Parmi les moments forts, il y a eu la soirée avec Anouk Aimé qui nous a parlé de sa carrière et notamment de ses films avec Fellini, lequel avait l’habitude de fuir lorsqu’on lui demandait des explications sur le rôle que le comédien devait jouer ou l’histoire du film… Il y a eu d’autres films italiens, come Riso Amaro (Riz Amer), un film néo-réaliste avec Vittorio Gassman et une très jeune Silvana Mangono, film à la fois brutal et sensuel. Anni Difficile (Les années difficiles), histoire d’un petit fonctionnaire qui traverse les années 30-40 en Italie, est très drôle mais ne prend pas de pincettes pour critiquer la sombre période du fascisme italien.
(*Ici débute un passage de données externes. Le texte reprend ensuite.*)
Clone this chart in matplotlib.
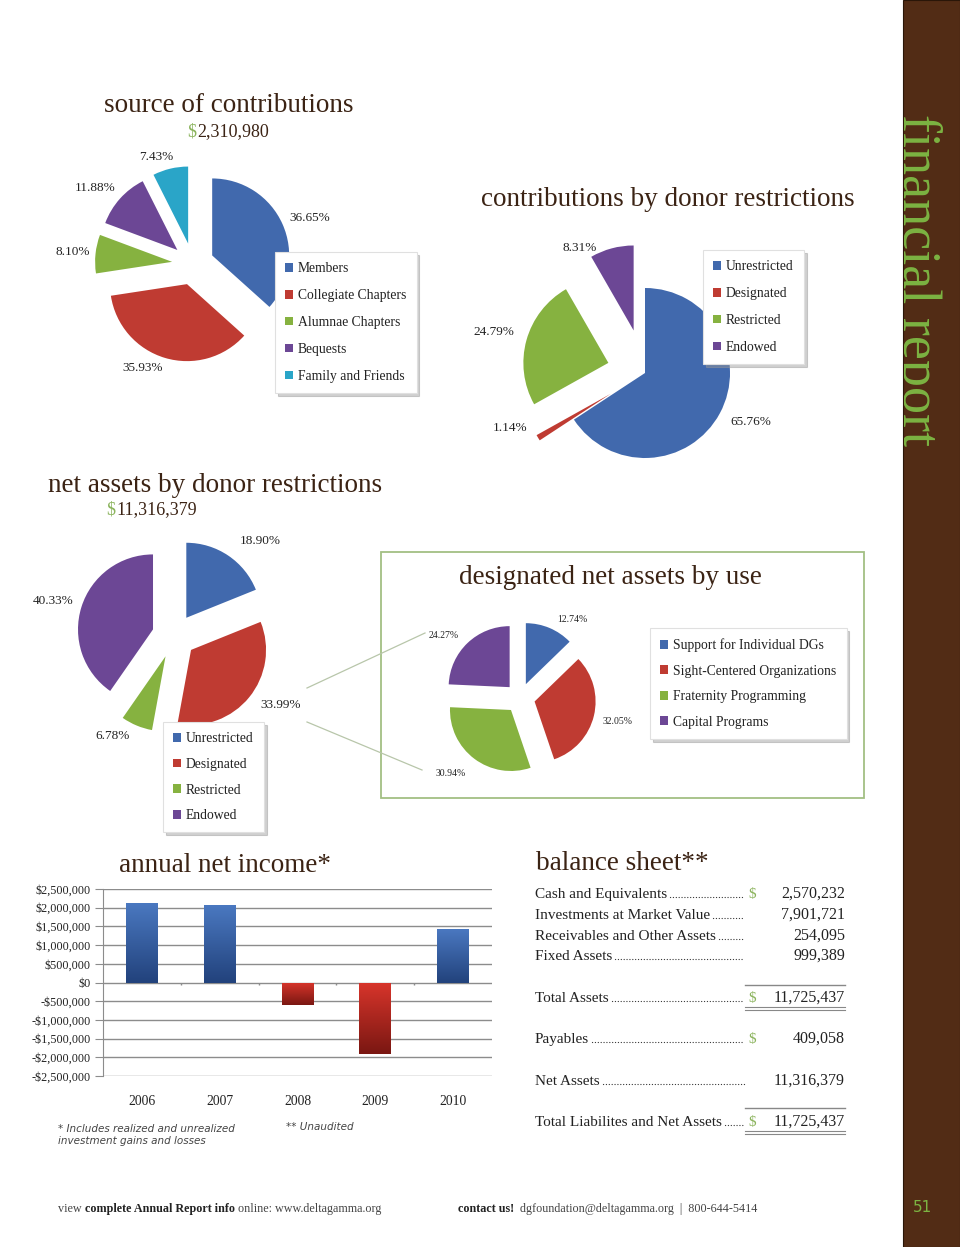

Servi par des magnifiques acteurs (Spadaro, Nincha, Scala, Girotti), le film de Zampa est un constat amer de la lâcheté des hommes.
Il faudrait parler aussi de Broken, un film britannique de Rufus Norris avec une toute jeune comédienne, Eloise Laurence, qui explose l’écran. C’est un film violent, comique et très moderne dans la manière dont Norris l’a conçu et tourné.

La semaine s’est terminée sur le parvis de la médiathèque dimanche soir pour revoir La Nuit Américaine de Truffaut. Présenté par Alexandra Stewart et Jean-François Stevenin, deux des acteurs du film qui, a-t-on appris, ont beaucoup fait la fête pendant le tournage ! Ce merveilleux film sur le cinéma, la réalisation d’un film, le travail collectif de l’équipe et le rôle du réalisateur, était une belle manière de clore ce 40ème festival. Malgré la pluie qui est venue nous chatouiller un petit peu, on est resté jusqu’à la fin.
« Miracolo ! Miracolo ! »
Franck Healy, Maître de conférences en anglais, Université de La Rochelle
[1] Robinson, David ; Filming the Circus, Charlie Chaplin Official Website, 2004.